▶ SUPPLIED DATA:
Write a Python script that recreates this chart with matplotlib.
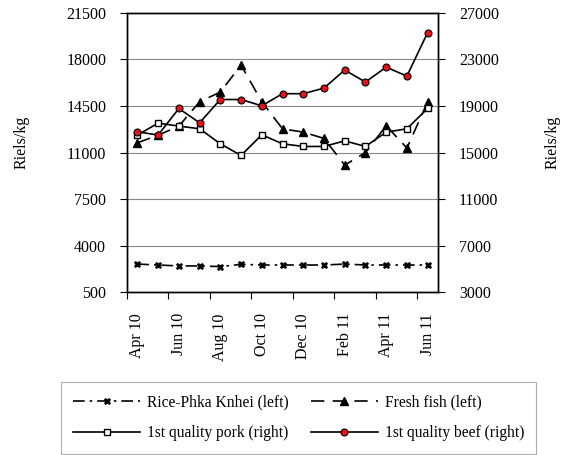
import numpy as np
import matplotlib.pyplot as plt

plt.rcParams['font.family'] = ['Liberation Serif', 'DejaVu Serif']

months = ['Apr 10', 'May 10', 'Jun 10', 'Jul 10', 'Aug 10', 'Sep 10', 'Oct 10', 'Nov 10',
          'Dec 10', 'Jan 11', 'Feb 11', 'Mar 11', 'Apr 11', 'May 11', 'Jun 11']

# left axis series
rice = [2620, 2550, 2480, 2480, 2430, 2600, 2550, 2550, 2550, 2550, 2620, 2550, 2550, 2550, 2550]
fish = [11730, 12300, 12980, 14810, 15540, 17570, 14810, 12780, 12530, 12060, 10050, 11000, 13010, 11330, 14810]

# right axis series
pork = [16500, 17520, 17270, 17040, 15750, 14750, 16520, 15750, 15520, 15520, 16000, 15520, 16750, 17040, 18780]
beef = [16780, 16500, 18780, 17550, 19550, 19550, 19010, 20050, 20050, 20530, 22080, 21050, 22330, 21560, 25300]

left_ticks = [500, 4000, 7500, 11000, 14500, 18000, 21500]
right_ticks = [3000, 7000, 11000, 15000, 19000, 23000, 27000]

x = np.arange(len(months))
fs = 11.5

fig = plt.figure(figsize=(5.63, 4.55), dpi=100)
ax = fig.add_axes([0.2256, 0.3576, 0.5524, 0.6144])
ax2 = ax.twinx()

l1, = ax.plot(x, rice, color='black', lw=1.2, linestyle=(0, (7, 3, 1.5, 3)),
              marker='X', markersize=4.5, markeredgewidth=0.5)
l2, = ax.plot(x, fish, color='black', lw=1.2, linestyle=(0, (8, 5)),
              marker='^', markersize=5.5)
l3, = ax2.plot(x, pork, color='black', lw=1.2, marker='s', markersize=5,
               markerfacecolor='white', markeredgecolor='black', markeredgewidth=1.0)
l4, = ax2.plot(x, beef, color='black', lw=1.2, marker='o', markersize=5,
               markerfacecolor='#e8101a', markeredgecolor='black', markeredgewidth=0.8)

ax.set_xlim(-0.5, len(months) - 0.5)
ax.set_ylim(left_ticks[0], left_ticks[-1])
ax2.set_ylim(right_ticks[0], right_ticks[-1])
ax.set_yticks(left_ticks)
ax2.set_yticks(right_ticks)

ax.set_xticks(x[::2])
ax.set_xticklabels(months[::2], rotation=90)
ax.set_xticks(np.arange(-0.5, len(months), 2), minor=True)
ax.tick_params(axis='x', which='major', length=0, pad=15, labelsize=fs)
ax.tick_params(axis='x', which='minor', length=5, direction='out', width=0.8)
ax.tick_params(axis='y', length=5, direction='out', width=0.8, labelsize=fs, pad=10)
ax2.tick_params(axis='y', length=5, direction='out', width=0.8, labelsize=fs, pad=10)

ax.grid(axis='y', color='#888888', lw=0.8)
ax.set_axisbelow(True)
for a in (ax, ax2):
    for s in a.spines.values():
        s.set_linewidth(1.0)

ax.set_ylabel('Riels/kg', fontsize=fs)
ax2.set_ylabel('Riels/kg', fontsize=fs)
ax.yaxis.set_label_coords(-0.312, 0.5375)
ax2.yaxis.set_label_coords(1.344, 0.5375)

# row-wise order: matplotlib fills columns first
leg = fig.legend([l1, l3, l2, l4],
                 ['Rice-Phka Knhei (left)', '1st quality pork (right)',
                  'Fresh fish (left)', '1st quality beef (right)'],
                 loc='upper left', bbox_to_anchor=(61 / 563, 1 - 382 / 455),
                 ncol=2, fontsize=11.2, handlelength=4.3, handletextpad=0.45,
                 frameon=True, fancybox=False, edgecolor='#999999',
                 borderaxespad=0, columnspacing=1.4, labelspacing=0.95,
                 borderpad=0.8)
leg.get_frame().set_linewidth(0.8)

fig.savefig('out.png', dpi=100)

▶ EXERCISE REQUIREMENTS:
Copy out each line exactly, without the pictures.

▶ RESULT OF THE TASK:
Write a Python script that recreates this chart with matplotlib.
import numpy as np
import matplotlib.pyplot as plt

plt.rcParams['font.family'] = ['Liberation Serif', 'DejaVu Serif']

months = ['Apr 10', 'May 10', 'Jun 10', 'Jul 10', 'Aug 10', 'Sep 10', 'Oct 10', 'Nov 10',
          'Dec 10', 'Jan 11', 'Feb 11', 'Mar 11', 'Apr 11', 'May 11', 'Jun 11']

# left axis series
rice = [2620, 2550, 2480, 2480, 2430, 2600, 2550, 2550, 2550, 2550, 2620, 2550, 2550, 2550, 2550]
fish = [11730, 12300, 12980, 14810, 15540, 17570, 14810, 12780, 12530, 12060, 10050, 11000, 13010, 11330, 14810]

# right axis series
pork = [16500, 17520, 17270, 17040, 15750, 14750, 16520, 15750, 15520, 15520, 16000, 15520, 16750, 17040, 18780]
beef = [16780, 16500, 18780, 17550, 19550, 19550, 19010, 20050, 20050, 20530, 22080, 21050, 22330, 21560, 25300]

left_ticks = [500, 4000, 7500, 11000, 14500, 18000, 21500]
right_ticks = [3000, 7000, 11000, 15000, 19000, 23000, 27000]

x = np.arange(len(months))
fs = 11.5

fig = plt.figure(figsize=(5.63, 4.55), dpi=100)
ax = fig.add_axes([0.2256, 0.3576, 0.5524, 0.6144])
ax2 = ax.twinx()

l1, = ax.plot(x, rice, color='black', lw=1.2, linestyle=(0, (7, 3, 1.5, 3)),
              marker='X', markersize=4.5, markeredgewidth=0.5)
l2, = ax.plot(x, fish, color='black', lw=1.2, linestyle=(0, (8, 5)),
              marker='^', markersize=5.5)
l3, = ax2.plot(x, pork, color='black', lw=1.2, marker='s', markersize=5,
               markerfacecolor='white', markeredgecolor='black', markeredgewidth=1.0)
l4, = ax2.plot(x, beef, color='black', lw=1.2, marker='o', markersize=5,
               markerfacecolor='#e8101a', markeredgecolor='black', markeredgewidth=0.8)

ax.set_xlim(-0.5, len(months) - 0.5)
ax.set_ylim(left_ticks[0], left_ticks[-1])
ax2.set_ylim(right_ticks[0], right_ticks[-1])
ax.set_yticks(left_ticks)
ax2.set_yticks(right_ticks)

ax.set_xticks(x[::2])
ax.set_xticklabels(months[::2], rotation=90)
ax.set_xticks(np.arange(-0.5, len(months), 2), minor=True)
ax.tick_params(axis='x', which='major', length=0, pad=15, labelsize=fs)
ax.tick_params(axis='x', which='minor', length=5, direction='out', width=0.8)
ax.tick_params(axis='y', length=5, direction='out', width=0.8, labelsize=fs, pad=10)
ax2.tick_params(axis='y', length=5, direction='out', width=0.8, labelsize=fs, pad=10)

ax.grid(axis='y', color='#888888', lw=0.8)
ax.set_axisbelow(True)
for a in (ax, ax2):
    for s in a.spines.values():
        s.set_linewidth(1.0)

ax.set_ylabel('Riels/kg', fontsize=fs)
ax2.set_ylabel('Riels/kg', fontsize=fs)
ax.yaxis.set_label_coords(-0.312, 0.5375)
ax2.yaxis.set_label_coords(1.344, 0.5375)

# row-wise order: matplotlib fills columns first
leg = fig.legend([l1, l3, l2, l4],
                 ['Rice-Phka Knhei (left)', '1st quality pork (right)',
                  'Fresh fish (left)', '1st quality beef (right)'],
                 loc='upper left', bbox_to_anchor=(61 / 563, 1 - 382 / 455),
                 ncol=2, fontsize=11.2, handlelength=4.3, handletextpad=0.45,
                 frameon=True, fancybox=False, edgecolor='#999999',
                 borderaxespad=0, columnspacing=1.4, labelspacing=0.95,
                 borderpad=0.8)
leg.get_frame().set_linewidth(0.8)

fig.savefig('out.png', dpi=100)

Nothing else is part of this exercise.